Objective: Write the data out again exactly, with no pictures.
§
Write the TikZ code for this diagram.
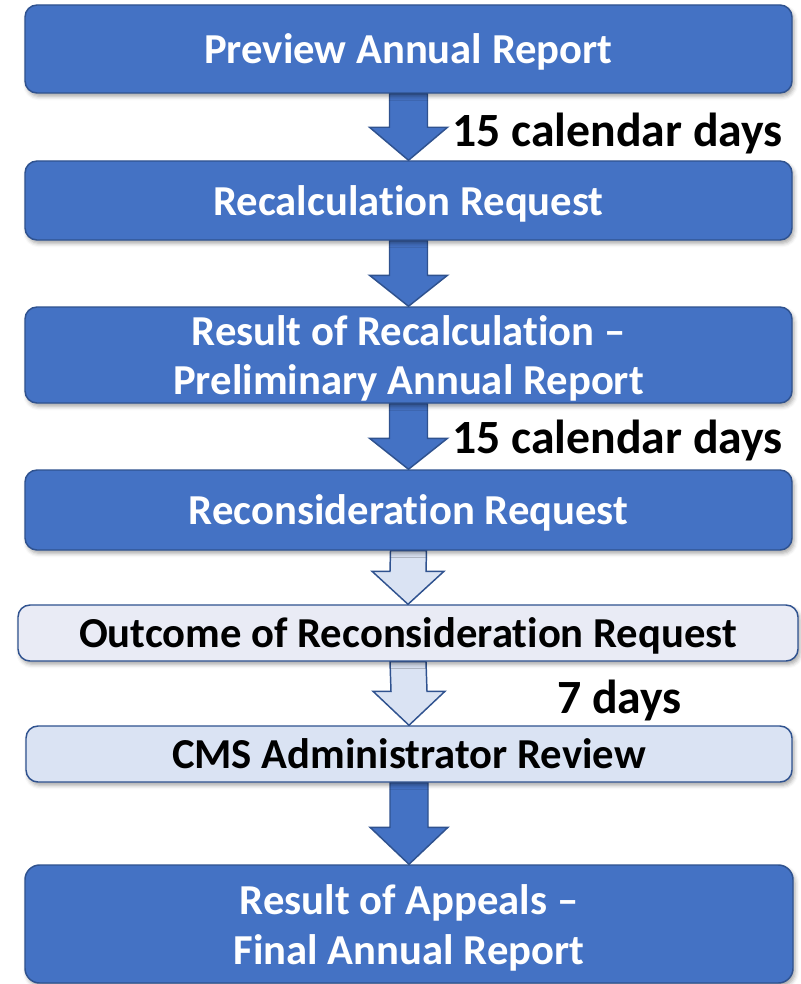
\documentclass[tikz,border=0pt]{standalone}
\usepackage{fontspec}
\setmainfont{Carlito}[Ligatures={NoCommon,NoContextual}]
\usetikzlibrary{calc,shadows.blur}
\definecolor{bluefill}{HTML}{4472C4}
\definecolor{blueline}{HTML}{2F528F}
\definecolor{lightA}{HTML}{E9EBF5}
\definecolor{lightB}{HTML}{DAE3F3}
\pgfdeclarelayer{bg}
\pgfsetlayers{bg,main}
\newcommand\blockarr[6]{%
  \draw[#1] ($(#2.south)+(-#4,0)$) -- ($(#3.north)+(-#4,-#6)$) -- ($(#3.north)+(-#5,-#6)$) -- (#3.north)
    -- ($(#3.north)+(#5,-#6)$) -- ($(#3.north)+(#4,-#6)$) -- ($(#2.south)+(#4,0)$) -- cycle;}
\tikzset{
  box/.style={draw=blueline, line width=1.1pt, rounded corners=9pt, align=center, inner sep=0pt,
    font=\fontsize{32}{36.5}\selectfont\bfseries,
    blur shadow={shadow xshift=1.5pt, shadow yshift=-2.5pt, shadow blur radius=3pt, shadow opacity=35}},
  oneline/.style={text height=21.8pt, text depth=-0.8pt},
  darkbox/.style={box, fill=bluefill, text=white},
  lightbox/.style={box, fill=#1, text=black},
  lbl/.style={font=\fontsize{35.8}{40}\selectfont\bfseries, inner sep=0pt, text=black},
  darrow/.style={draw=blueline, line width=1.1pt, fill=bluefill},
  larrow/.style={draw=blueline, line width=1.1pt, fill=lightB},
}
\begin{document}
\begin{tikzpicture}[x=0.75pt,y=-0.75pt]
\useasboundingbox (0,0) rectangle (800,984);
\node[darkbox, oneline, minimum width=575.25pt, minimum height=66pt] (b1) at (408.5,49) {Preview Annual Report};
\node[darkbox, oneline, minimum width=575.25pt, minimum height=59.25pt] (b2) at (408.5,200.5) {Recalculation Request};
\node[darkbox, text depth=0.4pt, minimum width=575.25pt, minimum height=72pt] (b3) at (408.5,355) {Result of Recalculation –\\Preliminary Annual Report};
\node[darkbox, oneline, minimum width=575.25pt, minimum height=60pt] (b4) at (408.5,510) {Reconsideration Request};
\node[lightbox=lightA, oneline, minimum width=585pt, minimum height=42pt] (b5) at (408,633) {Outcome of Reconsideration Request};
\node[lightbox=lightB, oneline, minimum width=574.5pt, minimum height=42pt] (b6) at (409,754) {CMS Administrator Review};
\node[darkbox, rounded corners=11pt, minimum width=576pt, minimum height=88.5pt, font=\fontsize{32}{37.5}\selectfont\bfseries] (b7) at (409,924) {\rule{0pt}{28.5pt}Result of Appeals –\\Final Annual Report};

\node[lbl, anchor=base east] (l1) at (783,147) {15 calendar days};
\node[lbl, anchor=base east] (l2) at (783,453) {15 calendar days};
\node[lbl, anchor=base west] (l3) at (557,713) {7 days};

\begin{pgfonlayer}{bg}
\blockarr{darrow}{b1}{b2}{19}{39}{33}
\blockarr{darrow}{b2}{b3}{19}{39}{31}
\blockarr{darrow}{b3}{b4}{19}{39}{31}
\blockarr{larrow}{b4}{b5}{18}{36}{33}
\blockarr{larrow}{b5}{b6}{18}{36}{34}
\blockarr{darrow}{b6}{b7}{19}{39}{37}
\end{pgfonlayer}
\end{tikzpicture}
\end{document}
§
Worked answer:
Write the TikZ code for this diagram.
\documentclass[tikz,border=0pt]{standalone}
\usepackage{fontspec}
\setmainfont{Carlito}[Ligatures={NoCommon,NoContextual}]
\usetikzlibrary{calc,shadows.blur}
\definecolor{bluefill}{HTML}{4472C4}
\definecolor{blueline}{HTML}{2F528F}
\definecolor{lightA}{HTML}{E9EBF5}
\definecolor{lightB}{HTML}{DAE3F3}
\pgfdeclarelayer{bg}
\pgfsetlayers{bg,main}
\newcommand\blockarr[6]{%
  \draw[#1] ($(#2.south)+(-#4,0)$) -- ($(#3.north)+(-#4,-#6)$) -- ($(#3.north)+(-#5,-#6)$) -- (#3.north)
    -- ($(#3.north)+(#5,-#6)$) -- ($(#3.north)+(#4,-#6)$) -- ($(#2.south)+(#4,0)$) -- cycle;}
\tikzset{
  box/.style={draw=blueline, line width=1.1pt, rounded corners=9pt, align=center, inner sep=0pt,
    font=\fontsize{32}{36.5}\selectfont\bfseries,
    blur shadow={shadow xshift=1.5pt, shadow yshift=-2.5pt, shadow blur radius=3pt, shadow opacity=35}},
  oneline/.style={text height=21.8pt, text depth=-0.8pt},
  darkbox/.style={box, fill=bluefill, text=white},
  lightbox/.style={box, fill=#1, text=black},
  lbl/.style={font=\fontsize{35.8}{40}\selectfont\bfseries, inner sep=0pt, text=black},
  darrow/.style={draw=blueline, line width=1.1pt, fill=bluefill},
  larrow/.style={draw=blueline, line width=1.1pt, fill=lightB},
}
\begin{document}
\begin{tikzpicture}[x=0.75pt,y=-0.75pt]
\useasboundingbox (0,0) rectangle (800,984);
\node[darkbox, oneline, minimum width=575.25pt, minimum height=66pt] (b1) at (408.5,49) {Preview Annual Report};
\node[darkbox, oneline, minimum width=575.25pt, minimum height=59.25pt] (b2) at (408.5,200.5) {Recalculation Request};
\node[darkbox, text depth=0.4pt, minimum width=575.25pt, minimum height=72pt] (b3) at (408.5,355) {Result of Recalculation –\\Preliminary Annual Report};
\node[darkbox, oneline, minimum width=575.25pt, minimum height=60pt] (b4) at (408.5,510) {Reconsideration Request};
\node[lightbox=lightA, oneline, minimum width=585pt, minimum height=42pt] (b5) at (408,633) {Outcome of Reconsideration Request};
\node[lightbox=lightB, oneline, minimum width=574.5pt, minimum height=42pt] (b6) at (409,754) {CMS Administrator Review};
\node[darkbox, rounded corners=11pt, minimum width=576pt, minimum height=88.5pt, font=\fontsize{32}{37.5}\selectfont\bfseries] (b7) at (409,924) {\rule{0pt}{28.5pt}Result of Appeals –\\Final Annual Report};

\node[lbl, anchor=base east] (l1) at (783,147) {15 calendar days};
\node[lbl, anchor=base east] (l2) at (783,453) {15 calendar days};
\node[lbl, anchor=base west] (l3) at (557,713) {7 days};

\begin{pgfonlayer}{bg}
\blockarr{darrow}{b1}{b2}{19}{39}{33}
\blockarr{darrow}{b2}{b3}{19}{39}{31}
\blockarr{darrow}{b3}{b4}{19}{39}{31}
\blockarr{larrow}{b4}{b5}{18}{36}{33}
\blockarr{larrow}{b5}{b6}{18}{36}{34}
\blockarr{darrow}{b6}{b7}{19}{39}{37}
\end{pgfonlayer}
\end{tikzpicture}
\end{document}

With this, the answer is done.